*Your objective*
Write out all the lines again, precisely as they stand, but without the images.

-- START Material provided --

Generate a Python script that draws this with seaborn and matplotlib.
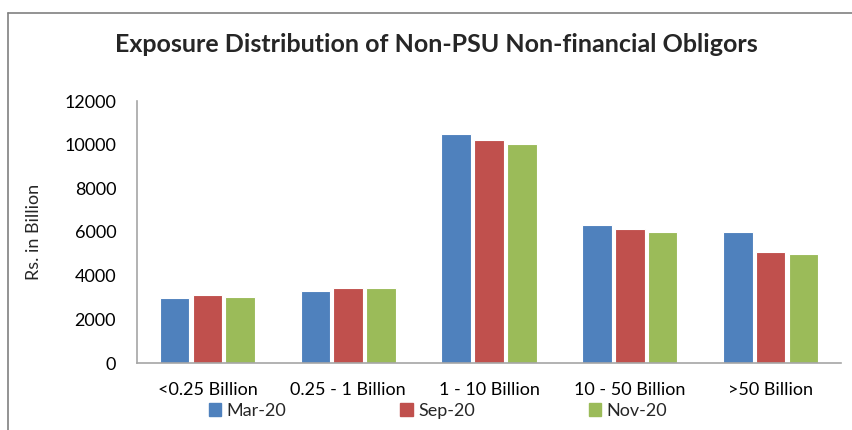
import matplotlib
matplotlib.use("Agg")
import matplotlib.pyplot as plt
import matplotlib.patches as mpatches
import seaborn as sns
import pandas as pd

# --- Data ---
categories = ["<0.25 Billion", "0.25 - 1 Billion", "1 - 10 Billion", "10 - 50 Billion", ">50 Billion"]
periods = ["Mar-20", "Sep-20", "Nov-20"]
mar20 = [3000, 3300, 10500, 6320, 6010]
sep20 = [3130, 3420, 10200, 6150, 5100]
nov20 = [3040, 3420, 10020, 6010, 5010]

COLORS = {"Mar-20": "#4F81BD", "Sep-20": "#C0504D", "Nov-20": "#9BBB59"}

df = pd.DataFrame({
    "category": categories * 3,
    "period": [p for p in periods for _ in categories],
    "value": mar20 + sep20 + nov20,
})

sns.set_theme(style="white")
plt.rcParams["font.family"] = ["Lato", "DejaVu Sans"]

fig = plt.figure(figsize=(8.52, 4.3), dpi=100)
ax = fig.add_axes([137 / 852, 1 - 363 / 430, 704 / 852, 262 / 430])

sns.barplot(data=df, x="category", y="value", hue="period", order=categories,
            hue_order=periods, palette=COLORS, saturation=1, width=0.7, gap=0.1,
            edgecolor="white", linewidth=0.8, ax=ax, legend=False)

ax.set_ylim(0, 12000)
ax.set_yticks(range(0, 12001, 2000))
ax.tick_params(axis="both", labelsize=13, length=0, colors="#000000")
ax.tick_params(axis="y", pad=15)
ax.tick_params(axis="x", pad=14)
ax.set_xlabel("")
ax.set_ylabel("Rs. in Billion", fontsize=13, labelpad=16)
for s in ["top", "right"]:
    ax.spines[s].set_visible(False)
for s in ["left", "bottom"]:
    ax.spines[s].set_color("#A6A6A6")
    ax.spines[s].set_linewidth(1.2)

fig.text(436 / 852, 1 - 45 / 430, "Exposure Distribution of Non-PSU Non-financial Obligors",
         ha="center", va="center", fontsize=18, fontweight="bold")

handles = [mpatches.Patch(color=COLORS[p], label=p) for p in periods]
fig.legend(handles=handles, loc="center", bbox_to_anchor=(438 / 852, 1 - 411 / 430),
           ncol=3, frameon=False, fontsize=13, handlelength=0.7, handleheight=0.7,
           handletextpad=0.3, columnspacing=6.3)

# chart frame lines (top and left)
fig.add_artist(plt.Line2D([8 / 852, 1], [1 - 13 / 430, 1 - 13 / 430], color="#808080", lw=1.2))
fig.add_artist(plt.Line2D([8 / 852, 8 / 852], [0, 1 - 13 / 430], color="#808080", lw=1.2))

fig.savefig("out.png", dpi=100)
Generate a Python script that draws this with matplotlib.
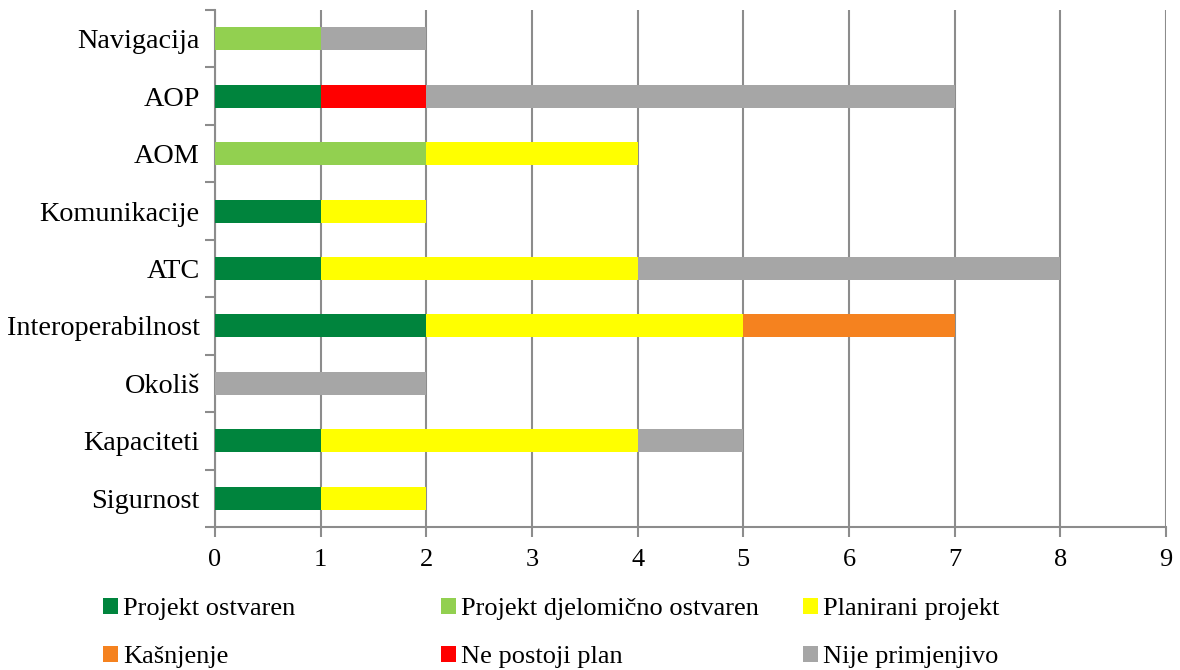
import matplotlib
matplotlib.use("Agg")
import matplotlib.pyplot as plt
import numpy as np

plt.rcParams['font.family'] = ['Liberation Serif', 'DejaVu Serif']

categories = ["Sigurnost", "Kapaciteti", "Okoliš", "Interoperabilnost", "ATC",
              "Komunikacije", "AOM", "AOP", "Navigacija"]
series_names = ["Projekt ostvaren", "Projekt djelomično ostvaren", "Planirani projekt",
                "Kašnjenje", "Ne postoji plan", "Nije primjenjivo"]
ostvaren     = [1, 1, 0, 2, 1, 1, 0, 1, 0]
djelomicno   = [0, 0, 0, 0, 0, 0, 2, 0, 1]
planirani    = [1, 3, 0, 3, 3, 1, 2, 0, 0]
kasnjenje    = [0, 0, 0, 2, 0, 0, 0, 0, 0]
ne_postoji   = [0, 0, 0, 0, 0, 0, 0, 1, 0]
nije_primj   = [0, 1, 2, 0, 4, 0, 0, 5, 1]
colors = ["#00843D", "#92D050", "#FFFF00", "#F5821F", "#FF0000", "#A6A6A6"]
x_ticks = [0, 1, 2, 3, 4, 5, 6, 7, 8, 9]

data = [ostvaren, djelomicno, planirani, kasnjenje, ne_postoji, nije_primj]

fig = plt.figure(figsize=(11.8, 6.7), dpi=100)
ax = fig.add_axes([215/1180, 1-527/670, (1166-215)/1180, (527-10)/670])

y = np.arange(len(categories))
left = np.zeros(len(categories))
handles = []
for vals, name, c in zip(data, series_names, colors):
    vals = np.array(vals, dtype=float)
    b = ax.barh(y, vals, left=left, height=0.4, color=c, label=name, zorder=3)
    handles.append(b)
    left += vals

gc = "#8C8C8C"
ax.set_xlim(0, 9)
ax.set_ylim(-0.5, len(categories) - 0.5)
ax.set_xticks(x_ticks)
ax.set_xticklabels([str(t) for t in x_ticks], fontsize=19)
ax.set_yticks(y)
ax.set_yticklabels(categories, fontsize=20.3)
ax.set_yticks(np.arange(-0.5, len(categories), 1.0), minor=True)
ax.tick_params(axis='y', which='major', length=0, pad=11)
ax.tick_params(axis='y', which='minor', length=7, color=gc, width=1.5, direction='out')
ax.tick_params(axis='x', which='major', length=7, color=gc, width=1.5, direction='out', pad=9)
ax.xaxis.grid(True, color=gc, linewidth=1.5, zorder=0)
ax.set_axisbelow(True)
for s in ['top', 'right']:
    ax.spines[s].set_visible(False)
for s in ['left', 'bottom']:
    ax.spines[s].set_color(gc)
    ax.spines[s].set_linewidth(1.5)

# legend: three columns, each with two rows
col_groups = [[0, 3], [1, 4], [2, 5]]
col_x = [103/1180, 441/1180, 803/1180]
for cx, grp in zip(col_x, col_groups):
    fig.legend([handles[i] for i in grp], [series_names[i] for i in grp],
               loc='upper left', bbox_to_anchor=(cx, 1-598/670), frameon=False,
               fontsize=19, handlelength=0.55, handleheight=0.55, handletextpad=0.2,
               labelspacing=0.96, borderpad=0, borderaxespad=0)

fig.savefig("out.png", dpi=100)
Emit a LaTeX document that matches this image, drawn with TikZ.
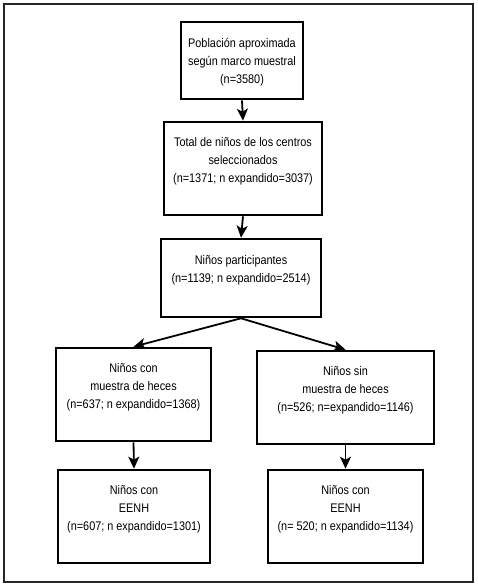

-- END Material provided --

*Task output*
Generate a Python script that draws this with seaborn and matplotlib.
import matplotlib
matplotlib.use("Agg")
import matplotlib.pyplot as plt
import matplotlib.patches as mpatches
import seaborn as sns
import pandas as pd

# --- Data ---
categories = ["<0.25 Billion", "0.25 - 1 Billion", "1 - 10 Billion", "10 - 50 Billion", ">50 Billion"]
periods = ["Mar-20", "Sep-20", "Nov-20"]
mar20 = [3000, 3300, 10500, 6320, 6010]
sep20 = [3130, 3420, 10200, 6150, 5100]
nov20 = [3040, 3420, 10020, 6010, 5010]

COLORS = {"Mar-20": "#4F81BD", "Sep-20": "#C0504D", "Nov-20": "#9BBB59"}

df = pd.DataFrame({
    "category": categories * 3,
    "period": [p for p in periods for _ in categories],
    "value": mar20 + sep20 + nov20,
})

sns.set_theme(style="white")
plt.rcParams["font.family"] = ["Lato", "DejaVu Sans"]

fig = plt.figure(figsize=(8.52, 4.3), dpi=100)
ax = fig.add_axes([137 / 852, 1 - 363 / 430, 704 / 852, 262 / 430])

sns.barplot(data=df, x="category", y="value", hue="period", order=categories,
            hue_order=periods, palette=COLORS, saturation=1, width=0.7, gap=0.1,
            edgecolor="white", linewidth=0.8, ax=ax, legend=False)

ax.set_ylim(0, 12000)
ax.set_yticks(range(0, 12001, 2000))
ax.tick_params(axis="both", labelsize=13, length=0, colors="#000000")
ax.tick_params(axis="y", pad=15)
ax.tick_params(axis="x", pad=14)
ax.set_xlabel("")
ax.set_ylabel("Rs. in Billion", fontsize=13, labelpad=16)
for s in ["top", "right"]:
    ax.spines[s].set_visible(False)
for s in ["left", "bottom"]:
    ax.spines[s].set_color("#A6A6A6")
    ax.spines[s].set_linewidth(1.2)

fig.text(436 / 852, 1 - 45 / 430, "Exposure Distribution of Non-PSU Non-financial Obligors",
         ha="center", va="center", fontsize=18, fontweight="bold")

handles = [mpatches.Patch(color=COLORS[p], label=p) for p in periods]
fig.legend(handles=handles, loc="center", bbox_to_anchor=(438 / 852, 1 - 411 / 430),
           ncol=3, frameon=False, fontsize=13, handlelength=0.7, handleheight=0.7,
           handletextpad=0.3, columnspacing=6.3)

# chart frame lines (top and left)
fig.add_artist(plt.Line2D([8 / 852, 1], [1 - 13 / 430, 1 - 13 / 430], color="#808080", lw=1.2))
fig.add_artist(plt.Line2D([8 / 852, 8 / 852], [0, 1 - 13 / 430], color="#808080", lw=1.2))

fig.savefig("out.png", dpi=100)
Generate a Python script that draws this with matplotlib.
import matplotlib
matplotlib.use("Agg")
import matplotlib.pyplot as plt
import numpy as np

plt.rcParams['font.family'] = ['Liberation Serif', 'DejaVu Serif']

categories = ["Sigurnost", "Kapaciteti", "Okoliš", "Interoperabilnost", "ATC",
              "Komunikacije", "AOM", "AOP", "Navigacija"]
series_names = ["Projekt ostvaren", "Projekt djelomično ostvaren", "Planirani projekt",
                "Kašnjenje", "Ne postoji plan", "Nije primjenjivo"]
ostvaren     = [1, 1, 0, 2, 1, 1, 0, 1, 0]
djelomicno   = [0, 0, 0, 0, 0, 0, 2, 0, 1]
planirani    = [1, 3, 0, 3, 3, 1, 2, 0, 0]
kasnjenje    = [0, 0, 0, 2, 0, 0, 0, 0, 0]
ne_postoji   = [0, 0, 0, 0, 0, 0, 0, 1, 0]
nije_primj   = [0, 1, 2, 0, 4, 0, 0, 5, 1]
colors = ["#00843D", "#92D050", "#FFFF00", "#F5821F", "#FF0000", "#A6A6A6"]
x_ticks = [0, 1, 2, 3, 4, 5, 6, 7, 8, 9]

data = [ostvaren, djelomicno, planirani, kasnjenje, ne_postoji, nije_primj]

fig = plt.figure(figsize=(11.8, 6.7), dpi=100)
ax = fig.add_axes([215/1180, 1-527/670, (1166-215)/1180, (527-10)/670])

y = np.arange(len(categories))
left = np.zeros(len(categories))
handles = []
for vals, name, c in zip(data, series_names, colors):
    vals = np.array(vals, dtype=float)
    b = ax.barh(y, vals, left=left, height=0.4, color=c, label=name, zorder=3)
    handles.append(b)
    left += vals

gc = "#8C8C8C"
ax.set_xlim(0, 9)
ax.set_ylim(-0.5, len(categories) - 0.5)
ax.set_xticks(x_ticks)
ax.set_xticklabels([str(t) for t in x_ticks], fontsize=19)
ax.set_yticks(y)
ax.set_yticklabels(categories, fontsize=20.3)
ax.set_yticks(np.arange(-0.5, len(categories), 1.0), minor=True)
ax.tick_params(axis='y', which='major', length=0, pad=11)
ax.tick_params(axis='y', which='minor', length=7, color=gc, width=1.5, direction='out')
ax.tick_params(axis='x', which='major', length=7, color=gc, width=1.5, direction='out', pad=9)
ax.xaxis.grid(True, color=gc, linewidth=1.5, zorder=0)
ax.set_axisbelow(True)
for s in ['top', 'right']:
    ax.spines[s].set_visible(False)
for s in ['left', 'bottom']:
    ax.spines[s].set_color(gc)
    ax.spines[s].set_linewidth(1.5)

# legend: three columns, each with two rows
col_groups = [[0, 3], [1, 4], [2, 5]]
col_x = [103/1180, 441/1180, 803/1180]
for cx, grp in zip(col_x, col_groups):
    fig.legend([handles[i] for i in grp], [series_names[i] for i in grp],
               loc='upper left', bbox_to_anchor=(cx, 1-598/670), frameon=False,
               fontsize=19, handlelength=0.55, handleheight=0.55, handletextpad=0.2,
               labelspacing=0.96, borderpad=0, borderaxespad=0)

fig.savefig("out.png", dpi=100)
Emit a LaTeX document that matches this image, drawn with TikZ.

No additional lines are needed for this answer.